May 28, 2015
White House Revealed Its Fear and Discomfort Using Military Force
But the Obama administration’s reaction to the Israeli prime minister’s appearance suggests Netanyahu’s is more than just another speech. An administration that disdains the use of disproportionate force has been, to say the least, disproportionately forceful in its efforts to undermine Netanyahu’s message and discredit the messenger. What is Obama so worried about? What is he, if we may put it indelicately, so scared of?
We can get a clue from the almost equally disproportionate reaction of Obama’s surrogates to Rudy Giuliani’s suggestion that Barack Obama doesn’t love his country. Why, really, should anyone care about Giuliani’s comment? We have no crime of lèse majesté in this country. But Obama defenders did care. Did they suspect Giuliani had struck a nerve?
[. . .]
Obama is very much in the mainstream of modern progressive thought in his embrace of cosmopolitanism and his distrust of nationalism. He’s not interested in riding a high horse equipped, as he would see it, with patriotic blinders or nationalist spurs.
Netanyahu, by contrast, is a patriot and a nationalist. He’s an Israeli patriot and nationalist. But he also appreciates the historic role and accomplishments of the great nation-states of the West. History—the history of the Jewish people, but not only the Jewish people—is always on his mind. He is inspired by the example of Ze’ev Jabotinsky—and also of Winston Churchill. He appreciates the legacy of David Ben-Gurion—and also of Harry Truman.
[. . .]
But Netanyahu won’t be speaking only to the Obama administration, which has, after all, made clear its lack of interest in listening to Netanyahu and whose allies won’t be there to listen. He’ll be speaking to the American people.
So he can echo Churchill in appealing to them and warning that, in the struggle in which we’re engaged, “many disappointments and unpleasant surprises await us.”
[. . .]
It will be a moment that could cause us to reflect on what kind of people we are, and, with new leadership, what kind of deeds we might once again be capable of.

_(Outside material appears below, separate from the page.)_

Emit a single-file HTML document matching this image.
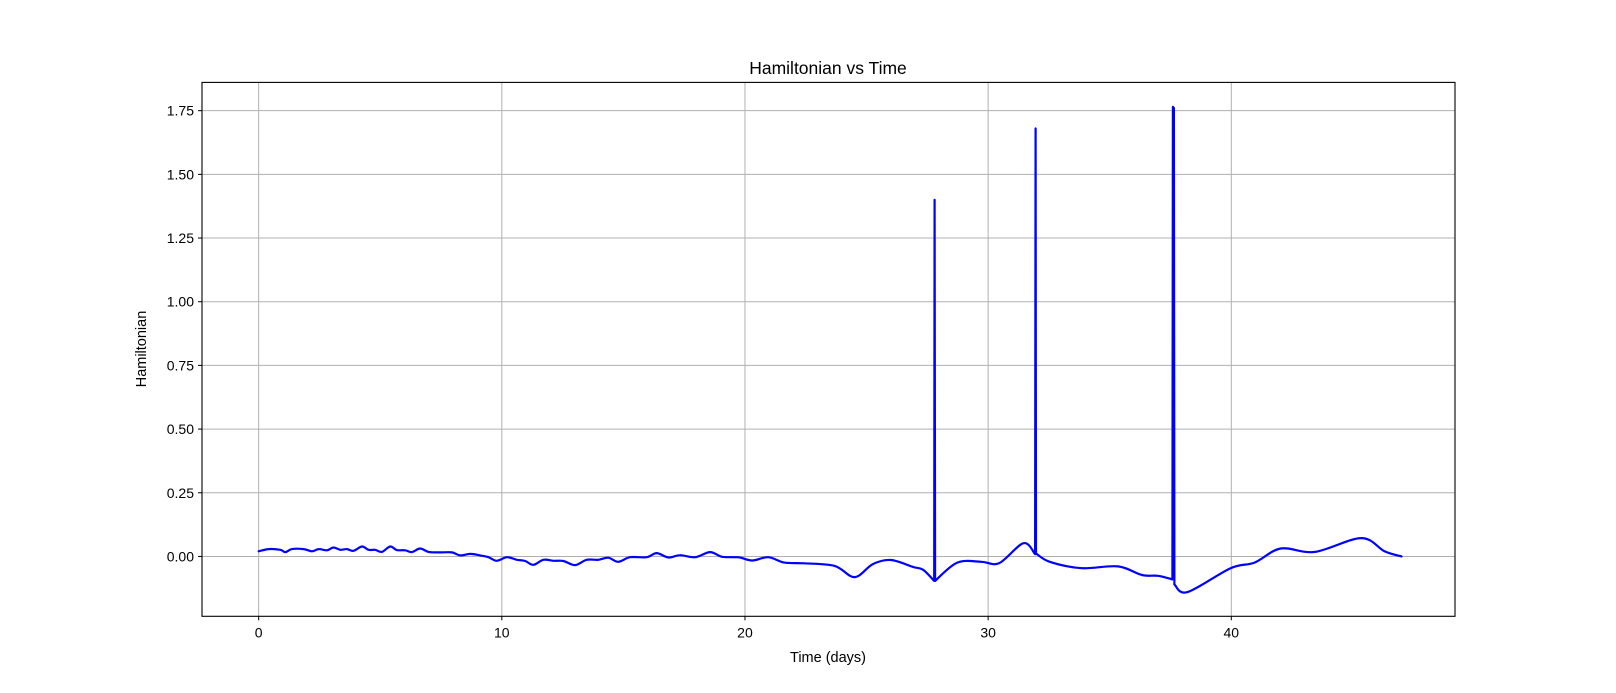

As it will be a moment of vindication for Zionism, the cause to which he and his family have dedicated their lives. In past episodes of Jews’ being consigned by the world to their fate, they were powerless to fight. And so the world (and not a few Jews) became accustomed to Jews’ playing the role of victim. On March 3, something remarkable and historic will happen. The prime minister of Israel, speaking on behalf of not only his country and millions of Jews, but on behalf of the West itself, will command the world’s attention as he declares his refusal to appease the enemies of Israel and the West.